+++ Source records

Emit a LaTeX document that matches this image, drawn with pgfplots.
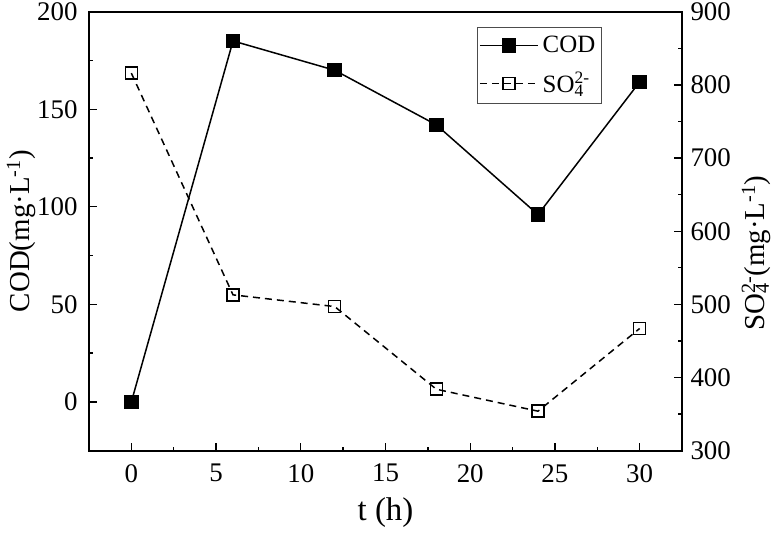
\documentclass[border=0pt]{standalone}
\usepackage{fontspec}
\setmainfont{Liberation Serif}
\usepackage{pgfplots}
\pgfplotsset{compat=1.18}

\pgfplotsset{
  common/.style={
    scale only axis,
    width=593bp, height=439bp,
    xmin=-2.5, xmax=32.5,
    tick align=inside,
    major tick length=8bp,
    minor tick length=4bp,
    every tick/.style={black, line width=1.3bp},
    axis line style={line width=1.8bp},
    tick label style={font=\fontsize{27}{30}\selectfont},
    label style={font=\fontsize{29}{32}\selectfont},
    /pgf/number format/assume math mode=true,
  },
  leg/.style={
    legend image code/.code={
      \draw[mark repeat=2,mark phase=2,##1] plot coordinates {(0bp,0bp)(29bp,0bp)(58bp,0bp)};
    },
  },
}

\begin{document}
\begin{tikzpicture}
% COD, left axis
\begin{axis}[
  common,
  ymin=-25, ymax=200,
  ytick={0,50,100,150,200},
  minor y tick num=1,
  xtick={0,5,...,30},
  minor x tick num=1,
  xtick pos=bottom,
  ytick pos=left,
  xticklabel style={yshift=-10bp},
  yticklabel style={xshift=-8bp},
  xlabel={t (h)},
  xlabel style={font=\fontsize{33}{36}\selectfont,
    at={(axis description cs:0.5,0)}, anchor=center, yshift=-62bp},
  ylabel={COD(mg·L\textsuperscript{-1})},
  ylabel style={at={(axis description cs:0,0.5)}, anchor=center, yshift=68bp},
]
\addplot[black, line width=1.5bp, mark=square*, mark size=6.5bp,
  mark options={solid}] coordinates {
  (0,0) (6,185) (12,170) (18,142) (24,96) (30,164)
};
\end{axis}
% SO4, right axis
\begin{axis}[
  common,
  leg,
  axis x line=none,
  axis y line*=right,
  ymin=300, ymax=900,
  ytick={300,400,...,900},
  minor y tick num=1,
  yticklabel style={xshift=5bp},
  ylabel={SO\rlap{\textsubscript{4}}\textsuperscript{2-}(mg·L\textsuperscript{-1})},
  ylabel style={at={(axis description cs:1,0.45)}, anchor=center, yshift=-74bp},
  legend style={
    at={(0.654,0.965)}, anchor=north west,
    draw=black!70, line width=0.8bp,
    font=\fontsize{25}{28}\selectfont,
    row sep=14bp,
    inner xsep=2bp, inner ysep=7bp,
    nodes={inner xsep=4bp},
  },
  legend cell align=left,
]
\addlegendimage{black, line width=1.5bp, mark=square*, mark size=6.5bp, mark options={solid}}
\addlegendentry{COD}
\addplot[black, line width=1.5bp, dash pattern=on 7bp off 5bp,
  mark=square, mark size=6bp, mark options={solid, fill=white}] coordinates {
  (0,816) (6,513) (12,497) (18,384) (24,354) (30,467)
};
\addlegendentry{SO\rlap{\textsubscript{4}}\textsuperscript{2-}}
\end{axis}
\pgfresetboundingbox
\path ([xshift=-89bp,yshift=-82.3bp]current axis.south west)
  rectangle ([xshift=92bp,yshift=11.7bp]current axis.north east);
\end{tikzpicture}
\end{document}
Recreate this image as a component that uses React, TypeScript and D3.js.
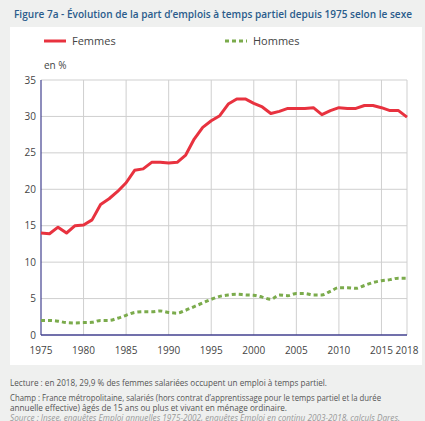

++++++

▶ [Task statement] Take the listing above and print it exactly, apart from the pictures.

▶ [Answer to this exercise]
Emit a LaTeX document that matches this image, drawn with pgfplots.
\documentclass[border=0pt]{standalone}
\usepackage{fontspec}
\setmainfont{Liberation Serif}
\usepackage{pgfplots}
\pgfplotsset{compat=1.18}

\pgfplotsset{
  common/.style={
    scale only axis,
    width=593bp, height=439bp,
    xmin=-2.5, xmax=32.5,
    tick align=inside,
    major tick length=8bp,
    minor tick length=4bp,
    every tick/.style={black, line width=1.3bp},
    axis line style={line width=1.8bp},
    tick label style={font=\fontsize{27}{30}\selectfont},
    label style={font=\fontsize{29}{32}\selectfont},
    /pgf/number format/assume math mode=true,
  },
  leg/.style={
    legend image code/.code={
      \draw[mark repeat=2,mark phase=2,##1] plot coordinates {(0bp,0bp)(29bp,0bp)(58bp,0bp)};
    },
  },
}

\begin{document}
\begin{tikzpicture}
% COD, left axis
\begin{axis}[
  common,
  ymin=-25, ymax=200,
  ytick={0,50,100,150,200},
  minor y tick num=1,
  xtick={0,5,...,30},
  minor x tick num=1,
  xtick pos=bottom,
  ytick pos=left,
  xticklabel style={yshift=-10bp},
  yticklabel style={xshift=-8bp},
  xlabel={t (h)},
  xlabel style={font=\fontsize{33}{36}\selectfont,
    at={(axis description cs:0.5,0)}, anchor=center, yshift=-62bp},
  ylabel={COD(mg·L\textsuperscript{-1})},
  ylabel style={at={(axis description cs:0,0.5)}, anchor=center, yshift=68bp},
]
\addplot[black, line width=1.5bp, mark=square*, mark size=6.5bp,
  mark options={solid}] coordinates {
  (0,0) (6,185) (12,170) (18,142) (24,96) (30,164)
};
\end{axis}
% SO4, right axis
\begin{axis}[
  common,
  leg,
  axis x line=none,
  axis y line*=right,
  ymin=300, ymax=900,
  ytick={300,400,...,900},
  minor y tick num=1,
  yticklabel style={xshift=5bp},
  ylabel={SO\rlap{\textsubscript{4}}\textsuperscript{2-}(mg·L\textsuperscript{-1})},
  ylabel style={at={(axis description cs:1,0.45)}, anchor=center, yshift=-74bp},
  legend style={
    at={(0.654,0.965)}, anchor=north west,
    draw=black!70, line width=0.8bp,
    font=\fontsize{25}{28}\selectfont,
    row sep=14bp,
    inner xsep=2bp, inner ysep=7bp,
    nodes={inner xsep=4bp},
  },
  legend cell align=left,
]
\addlegendimage{black, line width=1.5bp, mark=square*, mark size=6.5bp, mark options={solid}}
\addlegendentry{COD}
\addplot[black, line width=1.5bp, dash pattern=on 7bp off 5bp,
  mark=square, mark size=6bp, mark options={solid, fill=white}] coordinates {
  (0,816) (6,513) (12,497) (18,384) (24,354) (30,467)
};
\addlegendentry{SO\rlap{\textsubscript{4}}\textsuperscript{2-}}
\end{axis}
\pgfresetboundingbox
\path ([xshift=-89bp,yshift=-82.3bp]current axis.south west)
  rectangle ([xshift=92bp,yshift=11.7bp]current axis.north east);
\end{tikzpicture}
\end{document}
Recreate this image as a component that uses React, TypeScript and D3.js.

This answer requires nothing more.